Sure, the warning is early, but I'd rather fix these issues before they become a common problem in the wild.
You are right, some of the issues highlighted in the paper could be solved by compilers targeting WebAssembly. One such mitigation that is (currently) missing are stack canaries. In contrast, stack canaries are typically employed by compilers when targeting native architectures. They also cost performance there (typically single digit percentages), but evidently compiler authors have decided that this cost is worth the added security benefit, since fixing "old C issues" in all legacy code in existence is not realistic.
Note however, that other security issues highlighted in the paper _are_ characteristics of the language, notably linear memory without page protection flags. One consequence of this design is that there is no way of having "truly constant" memory -- everything is always writable. I do think that this is surprising and certainly weaker than virtual memory in native programs, where you _cannot_ overwrite the value of string literals at runtime.
The decision to not (yet) have finer-grained protection for WebAssembly memory pages was in part motivated by the JS API surface in the web embedding. WebAssembly memories are exposed to JS as ArrayBuffers, and optimizing JITs can and do optimize ArrayBuffer access down to naked stores and loads. In addition to the optimized JIT code, ArrayBuffers are used throughout the webstack for moving data into and out of programs (read: Chrome's 6 million lines of code). The entire webstack is not really prepared for read-only ArrayBuffers causing signals underneath.
That said, we always knew a day would come where WebAssembly would get the ability to set more page protections. For non-web embeddings, this is easier, but as of yet, none of the engines I know of have either an API or are really prepared for the implications of this. I am still bullish on eventually getting that capability, though.
Thanks a lot for the additional background, and also for all the work on WebAssembly. It is a very cool language and having it available with linear memory now is much better than if it were still in the works due to figuring out page protections.
As you said, I just hope page protections can still be added later (somebody needs to specify it, embedders need to be able to implement them, toolchains need to pick it up, etc.).
Maybe memory vulnerabilities inside WebAssembly programs can also be mitigated in other ways that do not require such pervasive changes, e.g., by keeping modules small and compiling each "protection domain" (e.g., library) into its own module, or to have a separate memory. I am not sure about the performance cost of such an approach, though.
Daniel [1], one of the authors here. Feel free to ask also technical questions, I'll try my best to answer them.
If you don't feel like reading the whole paper, there is also a short (~10 min) video on the conference website [2], where I explain the high-level bits.

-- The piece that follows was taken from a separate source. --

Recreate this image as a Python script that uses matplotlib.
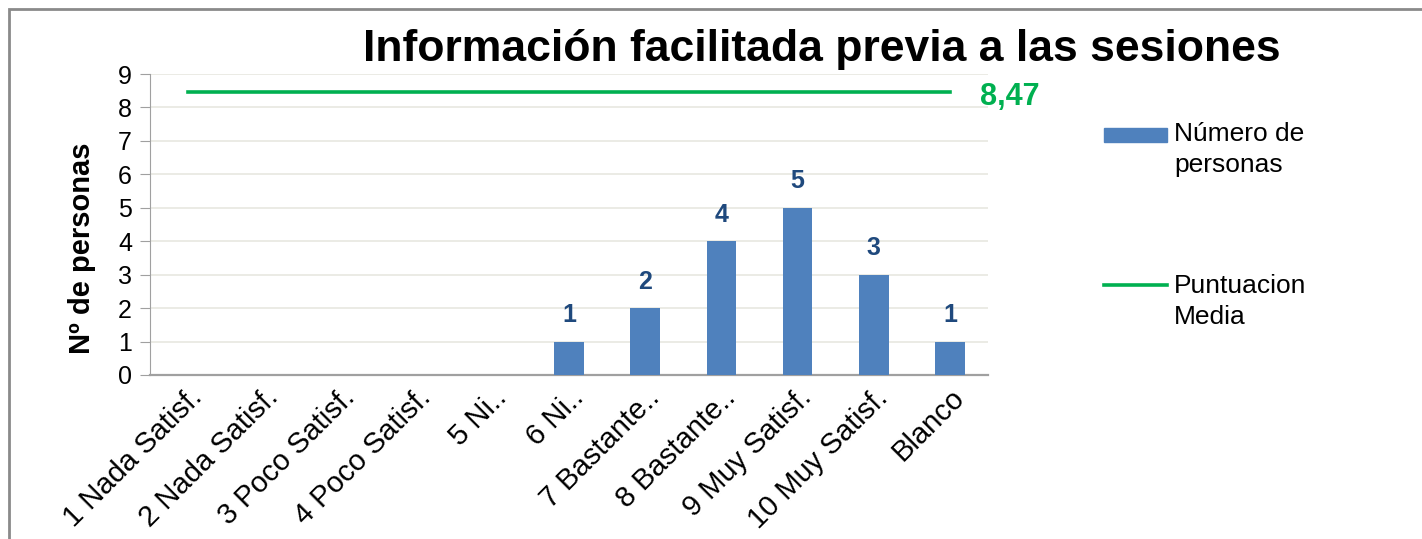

Great overview. Would it be correct to characterize the fwrite capability as one of the more concerning potential exploits (ie. esp. when combined with other browser vulnerabilities)?
You are referring to the example exploit in section 5.3, right? Please note that this example is for a standalone VM, not inside the browser (where JavaScript programs -- and by extension, WebAssembly modules -- do not have direct access to the filesystem).
Whether that exploit is more or less concerning than the browser and Node.js examples, I think is hard to answer in general without additional qualifications. If the standalone VM uses fine-grained capabilities (e.g., libpreopen) or is sandboxed, then changing the file that is being written to might be possible inside WebAssembly memory but access could be blocked by the VM.
> This doesn't really seem to offer anything useful, or even contain new information.
You are right in that we do not try to attack a concrete host implementation or aim to break out of the sandbox.
I disagree, however, that security inside a WebAssembly binary is irrelevant. If an attacker can arbitrarily read/write in linear memory, it depends on the imported host functions what can be done. The larger WebAssembly applications are (and we believe they will become larger in the future, and incorporate DOM functions, as in our PoC application), the higher the risk that host APIs can be abused. This is troubling especially where there is no sandbox (on some standalone VMs), but even in browsers (where it opens the door for a new type of cross-site scripting).
For example, even if you only call JS eval() with a constant string in your C code, because WebAssembly has no truly constant memory, this can give XSS to an attacker with a memory write primitive inside linear memory.
> The html page there seems to be missing the "main.js" to see what's happening. :(
Oops, good point. They are now pushed, sorry about that.
> main.js, which looks (without checking) like it came from Emscripten
On one hand, the problem doesn't seem to be any different than happens with standard JS. The exploit was possible only because the wasm (literally) did no input validation. And "validate all input" is the first thing web programmers learn. (or very close to first ;>)
On the other hand, it is a vector. And we've seen plenty of cases where vectors are chained together in novel ways to enable unexpected attacks. So there's that. ;)
> Oops, good point. They are now pushed, sorry about that.
> C++ compiled to WebAssembly generally manages its own parallel "shadow stack" in linear memory
In the paper, we call the compiler-organized stack in linear memory the "unmanaged stack", to differentiate it from the "evaluation stack" (WebAssembly is a stack-based VM, so this contains arguments and results of instructions) and the "managed call stack" (contains call frames, return addresses, local variables. Managed by the VM, cannot be inspected explicitly by WebAssembly instructions).
> attacker can only jump to a function with a compatible type signature
This is true, but note that WebAssembly types are fairly low-level. That is, there are only four primitive types (i32/i64, f32/f64) and, e.g., a C function that takes a string (char *) and a size_t would be type-compatible with a function that takes a signed int and a struct pointer (all those four types map to the same Wasm type: i32).
(In asm.js, memory was provided by an ArrayBuffer of fixed size, so there memory could truly not grow at runtime.)